La Turquie ne peut avoir d’objections morales à la guerre que mène actuellement la Russie car elle s’est battue contre une situation assez similaire pendant des années. La plus grande différence entre le conflit avec les Kurdes est que la ligne de front traverse le territoire turc. Par conséquent, l’armée turque tue non seulement des habitants des pays voisins, mais aussi ses propres citoyens. La Turquie est aussi mise en cause pour son rôle dans la guerre en Syrie.
 
Alors pourquoi la Turquie est-elle si désireuse d’agir en tant que médiateur? Parce que ce rôle lui donne un alibi pour ne pas avoir à prendre parti. Elle semble rendre un grand service aux Ukrainiens en leur fournissant les redoutables drones Bayraktar, mais les contrats pour ceux-ci ont été signés avant le début de la guerre. Il s’agit d’une différence fondamentale par rapport aux livraisons d’armes que de nombreux autres pays ont décidé de faire depuis le début de la guerre.
 
Tirer dans le dos de la Russie
Les Russes ont récemment vendu des systèmes de défense aérienne S-400 à la Turquie. Un État membre de l’OTAN, situé à 200 km de la Russie et disposant de la troisième armée la plus puissante de tous les membres de l’OTAN sur le continent européen. Les États-Unis inciteraient maintenant la Turquie à échanger ces défenses aériennes russes contre des Patriots américains et à donner les S-400 à l’Ukraine. Si la Turquie le faisait, elle tirerait dans le dos de la Russie, mais il y a très peu de chances que cela se fasse.
 
Malgré les apparences, les Russes et les Turcs ne sont pas les meilleurs amis du monde. Ils se retrouvent dans les camps opposés de nombreuses guerres, dont celle de Syrie. Cependant, ils entretiennent une “bonne relation de travail”, dirait-on en termes diplomatiques. D’ailleurs, lorsque le régime turc a été menacé par un coup d’État en 2016, Vladimir Poutine a été le premier dirigeant étranger à appeler Erdogan. Aujourd’hui, Ankara refuse obstinément de se plier aux sanctions contre la Russie, se prêtant ainsi à leur contournement. Il est déjà question que de riches Russes placent leur argent dans des banques turques et que des compagnies aériennes arborent le pavillon turc.
 
La mégalomanie turque
Ce qui compte pour Erdogan, hormis ses élections, c’est de ne pas être du côté des perdants à la fin du conflit. “C’est l’issue de la guerre qui déterminera de quel côté penchera la Turquie”, a écrit Jeffrey Mankoff, chercheur à la National Defense University américaine, dans le magazine Foreign Policy. Si la Russie perd, il est probable qu’Ankara s’alignera de nouveau sur l’Occident. Mais si la Russie l’emporte, elle se détournera encore plus de l’OTAN et de l’UE et, selon l’analyste Selim Koru - lui-même originaire de Turquie - elle pourrait même y voir l’occasion de déclencher elle-même une guerre de conquête.

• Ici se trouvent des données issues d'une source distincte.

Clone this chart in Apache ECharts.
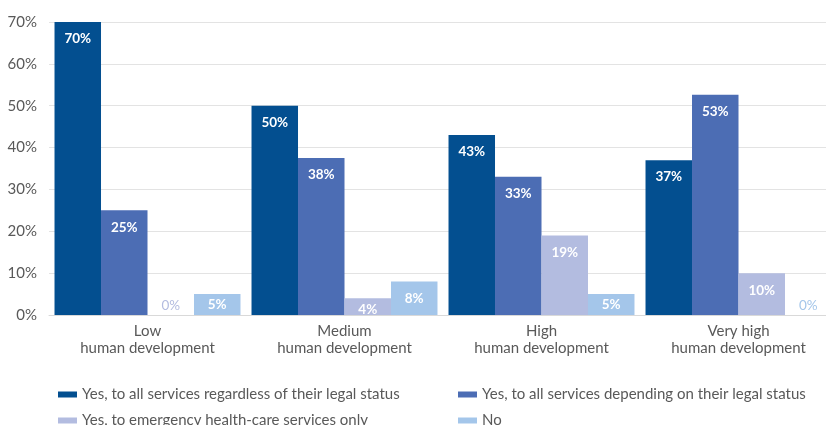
<!DOCTYPE html>
<html lang="en">
<head>
    <meta charset="UTF-8">
    <title></title>
    <style>
        * {
            margin: 0;
            padding: 0;
            box-sizing: border-box;
        }

        html, body {
            width: 826px;
            height: 425px;
            background: #ffffff;
            overflow: hidden;
        }

        #chart {
            width: 826px;
            height: 425px;
        }
    </style>
    <script src="https://cdn.jsdelivr.net/npm/echarts@6/dist/echarts.min.js"></script>
</head>
<body>
<div id="chart"></div>
<script type="text/javascript">
    var categories = ['Low\nhuman development', 'Medium\nhuman development', 'High\nhuman development', 'Very high\nhuman development']
    var seriesNames = [
        'Yes, to all services regardless of their legal status',
        'Yes, to all services depending on their legal status',
        'Yes, to emergency health-care services only',
        'No'
    ]
    var regardless = [70, 50, 43, 37]
    var depending = [25, 37.5, 33, 52.6]
    var emergency = [0, 4, 19, 10]
    var noAccess = [5, 8, 5, 0]
    var yTicks = [0, 10, 20, 30, 40, 50, 60, 70]

    var colors = ['#034f90', '#4c6db4', '#b3bce0', '#a4c6ea']
    var font = 'Lato'

    function buildData(values, color) {
        return values.map(function (v) {
            if (v === 0) {
                return {
                    value: v,
                    label: {position: 'top', distance: 2, color: color, fontWeight: 'normal'}
                }
            }
            if (v < 6) {
                return {value: v, label: {distance: 4}}
            }
            return v
        })
    }

    var allValues = [regardless, depending, emergency, noAccess]
    var series = allValues.map(function (values, i) {
        return {
            name: seriesNames[i],
            type: 'bar',
            barGap: '0%',
            barCategoryGap: '5.6%',
            itemStyle: {color: colors[i]},
            label: {
                show: true,
                position: 'insideTop',
                distance: 10,
                color: '#ffffff',
                fontFamily: font,
                fontWeight: 'bold',
                fontSize: 13.5,
                formatter: function (p) {
                    return Math.round(p.value) + '%'
                }
            },
            data: buildData(values, colors[i])
        }
    })

    var legendText = {color: '#595959', fontSize: 15, fontFamily: font}

    var myChart = echarts.init(document.getElementById('chart'))
    var option = {
        animation: false,
        grid: {
            left: 49,
            top: 22,
            width: 788,
            height: 293,
            outerBoundsMode: 'none'
        },
        legend: [
            {
                data: [seriesNames[0], seriesNames[2]],
                orient: 'vertical',
                left: 53,
                top: 382,
                height: 60,
                itemWidth: 19,
                itemHeight: 6,
                itemGap: 11,
                icon: 'rect',
                textStyle: legendText
            },
            {
                data: [seriesNames[1], seriesNames[3]],
                orient: 'vertical',
                left: 453,
                top: 382,
                height: 60,
                itemWidth: 19,
                itemHeight: 6,
                itemGap: 11,
                icon: 'rect',
                textStyle: legendText
            }
        ],
        xAxis: {
            type: 'category',
            data: categories,
            axisTick: {show: false},
            axisLine: {lineStyle: {color: '#d9d9d9', width: 1}},
            axisLabel: {
                color: '#595959',
                fontFamily: font,
                fontSize: 15,
                lineHeight: 17,
                margin: 8
            }
        },
        yAxis: {
            type: 'value',
            min: yTicks[0],
            max: yTicks[yTicks.length - 1],
            interval: 10,
            axisLine: {show: false},
            axisTick: {show: false},
            splitLine: {lineStyle: {color: '#e3e3e3', width: 1}},
            axisLabel: {
                color: '#595959',
                fontFamily: font,
                fontSize: 15,
                margin: 12,
                formatter: '{value}%'
            }
        },
        series: series
    }
    myChart.setOption(option)
</script>
</body>
</html>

Après tout, Erdogan rêve aussi fort que Poutine du grand empire qu’était autrefois son pays. Mais cette mégalomanie n’est pas chose aisée. En effet, pour réaliser ce rêve, les Turcs devront d’abord sortir de la sphère d’influence de la Russie. Après tout, les groupes ethniques apparentés aux Turcs, avec lesquels ils pourraient établir un nouvel Empire ottoman, se trouvent en grande partie dans les anciennes républiques soviétiques telles que le Turkménistan, le Kazakhstan et le Kirghizstan. Affirme Vipeoples .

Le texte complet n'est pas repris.